Certes, ni le champion olympique, ni le champion du monde, n’a triomphé aujourd’hui sur la première édition de la Bretagne Classic – Ouest France. Mais, pour la première fois depuis bien des éditions, le contenu aura passionné les suiveurs. Sur un tracé inédit et piégeux, les coureurs s’en sont donné à coeur joie, avec des stratégies collectives poussées. Si bien qu’à la fin, le scénario habituel ne s’est pas produit. L’expérimentation peut s’avérer concluante.

Le saut dans l’inconnu

Comment les organisateurs allaient-ils réussir à dépoussiérer cette classique historiquement positionnée le dernier week-end du mois d’août ? En annonçant rapidement leur volonté de mettre en place une course en ligne, traversant différents territoires de la région bretonne, les savants en coulisses ont réussi à perpétuer l’âme du Grand Prix de Plouay, réputé accessible pour les chasseurs de classiques, tout en étant hors de portée des sprinteurs les moins débrouillards. Vingt kilomètres de plus, des petites côtes qui s’accumulent avant le grand final, qui consiste désormais en un seul et unique tour du circuit qui avait accueilli les championnats du monde en 2000, remportés par Romans Vainsteins. La décision allait t-elle se produire avant d’entrer en terrain connu ? Oui !

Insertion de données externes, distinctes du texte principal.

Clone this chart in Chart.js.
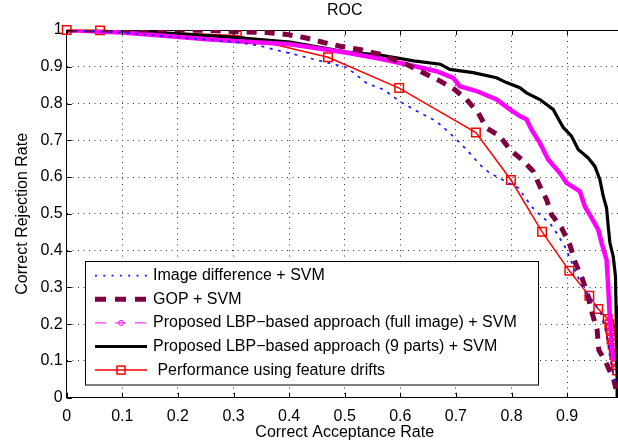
<!DOCTYPE html>
<html>
<head>
<meta charset="utf-8">
<script src="https://cdn.jsdelivr.net/npm/chart.js@4.4.1/dist/chart.umd.min.js"></script>
<style>
  html, body { margin: 0; padding: 0; background: #fff; overflow: hidden; }
  #wrap { width: 618px; height: 447px; overflow: hidden; }
  canvas { display: block; }
</style>
</head>
<body>
<div id="wrap"><canvas id="myChart" width="648" height="447"></canvas></div>
<script>
const xTicks = [0, 0.1, 0.2, 0.3, 0.4, 0.5, 0.6, 0.7, 0.8, 0.9, 1];
const yTicks = [0, 0.1, 0.2, 0.3, 0.4, 0.5, 0.6, 0.7, 0.8, 0.9, 1];

const seriesNames = [
  'Image difference + SVM',
  'GOP + SVM',
  'Proposed LBP\u2212based approach (full image) + SVM',
  'Proposed LBP\u2212based approach (9 parts) + SVM',
  ' Performance using feature drifts'
];

// [correct acceptance rate, correct rejection rate]
const imageDiff = [
  [0, 1], [0.1, 0.993], [0.2, 0.98], [0.3, 0.968], [0.345, 0.958], [0.378, 0.945],
  [0.414, 0.932], [0.456, 0.916], [0.504, 0.898], [0.54, 0.855], [0.57, 0.838],
  [0.6, 0.805], [0.635, 0.775], [0.665, 0.752], [0.695, 0.711], [0.719, 0.675],
  [0.743, 0.634], [0.761, 0.611], [0.788, 0.589], [0.812, 0.571], [0.836, 0.52],
  [0.854, 0.493], [0.869, 0.475], [0.881, 0.448], [0.896, 0.411], [0.902, 0.39],
  [0.924, 0.312], [0.939, 0.275], [0.96, 0.234], [0.972, 0.166], [0.977, 0.112],
  [0.983, 0.066], [0.986, 0.03]
];

const gopSvm = [
  [0, 1], [0.2, 1], [0.25, 0.999], [0.3, 0.996], [0.36, 0.993], [0.396, 0.988],
  [0.429, 0.979], [0.462, 0.966], [0.492, 0.956], [0.527, 0.947], [0.563, 0.934],
  [0.611, 0.907], [0.641, 0.884], [0.672, 0.861], [0.698, 0.838], [0.719, 0.811],
  [0.74, 0.775], [0.755, 0.734], [0.779, 0.711], [0.797, 0.675], [0.818, 0.648],
  [0.839, 0.616], [0.851, 0.575], [0.863, 0.539], [0.872, 0.498], [0.89, 0.462],
  [0.905, 0.416], [0.915, 0.366], [0.927, 0.325], [0.937, 0.28], [0.945, 0.23],
  [0.954, 0.184], [0.957, 0.13], [0.972, 0.089], [0.984, 0.048], [0.99, 0.01]
];

const lbpFull = [
  [0, 1], [0.1, 0.993], [0.18, 0.984], [0.252, 0.975], [0.3, 0.97], [0.402, 0.961],
  [0.504, 0.938], [0.564, 0.922], [0.624, 0.902], [0.665, 0.888], [0.695, 0.87],
  [0.707, 0.847], [0.737, 0.834], [0.773, 0.811], [0.797, 0.784], [0.815, 0.766],
  [0.827, 0.757], [0.836, 0.729], [0.851, 0.693], [0.866, 0.648], [0.887, 0.611],
  [0.899, 0.584], [0.923, 0.561], [0.932, 0.52], [0.944, 0.489], [0.956, 0.457],
  [0.962, 0.421], [0.971, 0.375], [0.974, 0.3], [0.977, 0.212], [0.98, 0.16],
  [0.983, 0.1]
];

const lbpParts = [
  [0, 1], [0.1, 0.997], [0.2, 0.99], [0.3, 0.98], [0.402, 0.967], [0.504, 0.94],
  [0.564, 0.932], [0.624, 0.916], [0.672, 0.907], [0.689, 0.893], [0.731, 0.884],
  [0.773, 0.87], [0.791, 0.857], [0.815, 0.843], [0.827, 0.829], [0.851, 0.811],
  [0.875, 0.784], [0.893, 0.735], [0.908, 0.711], [0.92, 0.675], [0.938, 0.652],
  [0.95, 0.629], [0.959, 0.593], [0.965, 0.548], [0.971, 0.516], [0.974, 0.466],
  [0.977, 0.421], [0.983, 0.384], [0.987, 0.33], [0.988, 0.25], [0.989, 0.15],
  [0.99, 0.05], [0.99, 0]
];

const featureDrifts = [
  [0, 1], [0.06, 0.999], [0.306, 0.985], [0.47, 0.926], [0.598, 0.842],
  [0.736, 0.721], [0.799, 0.592], [0.855, 0.451], [0.904, 0.345], [0.94, 0.277],
  [0.956, 0.241], [0.973, 0.214], [0.976, 0.2], [0.978, 0.186], [0.979, 0.172],
  [0.98, 0.158], [0.982, 0.144], [0.984, 0.13], [0.985, 0.116], [0.987, 0.102],
  [0.988, 0.088], [0.99, 0.074]
];

const toPts = arr => arr.map(p => ({ x: p[0], y: p[1] }));
const FONT = '"Liberation Sans", Arial, Helvetica, sans-serif';
Chart.defaults.font.family = FONT;
Chart.defaults.font.size = 16;
Chart.defaults.color = '#000';

// MATLAB style ticks pointing into the axes
const innerTicks = {
  id: 'innerTicks',
  afterDatasetsDraw(chart) {
    const { ctx, chartArea: a, scales } = chart;
    ctx.save();
    ctx.strokeStyle = '#000';
    ctx.lineWidth = 1;
    ctx.beginPath();
    xTicks.forEach(v => {
      const x = Math.round(scales.x.getPixelForValue(v)) + 0.5;
      ctx.moveTo(x, a.bottom); ctx.lineTo(x, a.bottom - 5);
      ctx.moveTo(x, a.top); ctx.lineTo(x, a.top + 5);
    });
    yTicks.forEach(v => {
      const y = Math.round(scales.y.getPixelForValue(v)) + 0.5;
      ctx.moveTo(a.left, y); ctx.lineTo(a.left + 5, y);
    });
    ctx.stroke();
    ctx.restore();
  }
};

// legend box drawn inside the axes, like MATLAB's
const legendBox = {
  id: 'legendBox',
  afterDraw(chart) {
    const ctx = chart.ctx;
    const x0 = 85.5, y0 = 261.5, w = 453, h = 123.5;
    ctx.save();
    ctx.fillStyle = '#fff';
    ctx.fillRect(x0, y0, w, h);
    ctx.strokeStyle = '#000';
    ctx.lineWidth = 1;
    ctx.strokeRect(x0, y0, w, h);
    chart.data.datasets.forEach((ds, i) => {
      const y = 275.7 + i * 23.6;
      ctx.beginPath();
      ctx.strokeStyle = ds.borderColor;
      ctx.lineWidth = ds.legendWidth || ds.borderWidth;
      ctx.setLineDash(ds.legendDash || ds.borderDash || []);
      ctx.moveTo(95, y);
      ctx.lineTo(147, y);
      ctx.stroke();
      ctx.setLineDash([]);
      if (ds.legendMarker === 'circle') {
        ctx.beginPath();
        ctx.lineWidth = 1;
        ctx.arc(121, y, 2.5, 0, Math.PI * 2);
        ctx.stroke();
      }
      if (ds.pointStyle === 'rect') {
        ctx.lineWidth = 1.5;
        ctx.strokeRect(117, y - 4, 8, 8);
      }
      ctx.fillStyle = '#000';
      ctx.font = '16px ' + FONT;
      ctx.textBaseline = 'middle';
      ctx.textAlign = 'left';
      ctx.fillText(ds.label, 153, y);
    });
    ctx.restore();
  }
};

const setTicks = list => scale => { scale.ticks = list.map(v => ({ value: v })); };

new Chart(
  document.getElementById('myChart'),
  {
    type: 'scatter',
    data: {
      datasets: [
        {
          label: seriesNames[0],
          data: toPts(imageDiff),
          showLine: true,
          borderColor: '#1a1aff',
          borderWidth: 1.7,
          borderDash: [3, 5.5],
          legendDash: [2, 6.3],
          pointRadius: 0
        },
        {
          label: seriesNames[1],
          data: toPts(gopSvm),
          showLine: true,
          borderColor: '#7f0040',
          borderWidth: 5,
          borderDash: [10, 8],
          legendDash: [11, 9],
          pointRadius: 0
        },
        {
          label: seriesNames[2],
          data: toPts(lbpFull),
          showLine: true,
          borderColor: '#ff00ff',
          borderWidth: 4.5,
          legendWidth: 1,
          legendDash: [11, 9],
          legendMarker: 'circle',
          pointRadius: 0
        },
        {
          label: seriesNames[3],
          data: toPts(lbpParts),
          showLine: true,
          borderColor: '#000000',
          borderWidth: 3.2,
          pointRadius: 0
        },
        {
          label: seriesNames[4],
          data: toPts(featureDrifts),
          showLine: true,
          borderColor: '#ff0000',
          borderWidth: 1.5,
          pointStyle: 'rect',
          pointRadius: 6,
          pointBorderWidth: 1.5,
          pointBorderColor: '#ff0000',
          pointBackgroundColor: 'rgba(0,0,0,0)',
          clip: false
        }
      ]
    },
    options: {
      responsive: false,
      animation: false,
      devicePixelRatio: 1,
      layout: { padding: { left: 0, right: 25.3, top: 0, bottom: 0 } },
      plugins: {
        legend: { display: false },
        tooltip: { enabled: false }
      },
      scales: {
        x: {
          type: 'linear',
          position: 'bottom',
          min: 0,
          max: 1,
          afterBuildTicks: setTicks(xTicks),
          afterFit: scale => { scale.height = 49.3; },
          grid: { color: '#333', drawTicks: false },
          border: { color: '#000', width: 1, dash: [1, 4.5] },
          ticks: { padding: 9, maxRotation: 0, autoSkip: false, callback: v => String(v) },
          title: { display: true, text: 'Correct Acceptance Rate', padding: { top: 0, bottom: 4.4 } }
        },
        xTop: {
          type: 'linear',
          position: 'top',
          min: 0,
          max: 1,
          afterFit: scale => { scale.height = 30; },
          grid: { display: false, drawTicks: false },
          border: { color: '#000', width: 1 },
          ticks: { display: false },
          title: { display: true, text: 'ROC', padding: { top: 1.4, bottom: 0 } }
        },
        y: {
          type: 'linear',
          min: 0,
          max: 1,
          afterBuildTicks: setTicks(yTicks),
          afterFit: scale => { scale.width = 66.7; },
          grid: { color: '#333', drawTicks: false },
          border: { color: '#000', width: 1, dash: [1, 4.5] },
          ticks: { padding: 4, autoSkip: false, callback: v => String(v) },
          title: { display: true, text: 'Correct Rejection Rate', padding: { top: 13, bottom: 0 } }
        }
      }
    },
    plugins: [innerTicks, legendBox]
  }
);
</script>
</body>
</html>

Sortis dans une période de contre-attaques inévitable après avoir repris l’échappée matinale, Oliver Naesen, Alberto Bettiol et Guillaume Martin ont tenu bon jusqu’à la dernière ascension de la côte de Ty-Marrec, et piégé un peloton majoritairement épuisé avant de devoir franchir les deux dernières difficultés du jour. Tout au long de la journée, les équipes avaient placé leurs pions à l’avant, et disposaient toutes de plusieurs cartes, et, à l’exception de la Katusha d’Alexander Kristoff et de la Giant de Degenkolb, ont refusé de participer à l’attentisme généralisé. Certainement le fruit de cette petite révolution qui aura produit le plus grand bien dans le peloton, unanime pour saluer un changement salvateur. Car ce n’était plus possible d’enquiller les tours de circuit comme à l’entraînement, d’avaler le juge de paix comme si de rien n’était, et de se livrer à un seul sprint en faux-plat descendant, bien ennuyant.

À contre-courant des normes dominantes

Si tout cela mérite un article, c’est bien parce que la tentation numéro un chez les sociétés organisatrices est plutôt de vouloir resserrer les parcours de ses classiques, quitte à en faire des courses de côtes, honnies des téléspectateurs qui y voient, pour les plus sévères, les limites de ce que l’on aime dénommer le « cyclisme moderne ». L’exemple le plus récent, c’est bien sûr le sort de la Clasica San Sebastian, caricature de la manière dont on peut dénaturer le charme d’un événement incontournable du calendrier, en marginalisant ses principales caractéristiques au prix d’un dernier mur à moins de dix kilomètres de l’arrivée. Mais, même les plus grands Monuments se sont éloignés de leur nature. Liège-Bastogne-Liège a ainsi introduit la côte pavée de Naniot, quand le Tour de Lombardie ne cesse de se chercher depuis 2011.

Plouay aurait pu durcir son circuit, chercher une troisième bosse, l’allonger. Mais non, c’est une autre stratégie qui a été retenue, bien plus intéressante du point de vue promotionnel. En allant visiter les contrées du Morbihan et du Finistère, toute la région Bretagne est mise à l’honneur. La place de la course française dans le circuit World Tour, se retrouve par ailleurs sécurisée. Car, sur le rythme précédent évoqué, la petite bourgade de 5300 habitants n’aurait pas fait long feu, sous la pression, d’un côté, des pétrodollars, et de l’autre, des courses qui montent. De quoi donner au format des « Quatre Jours de Plouay », un nouvel appui, pour assurer une belle fête populaire autour du cyclisme, comme on aimerait tant en profiter dans d’autres terroirs français.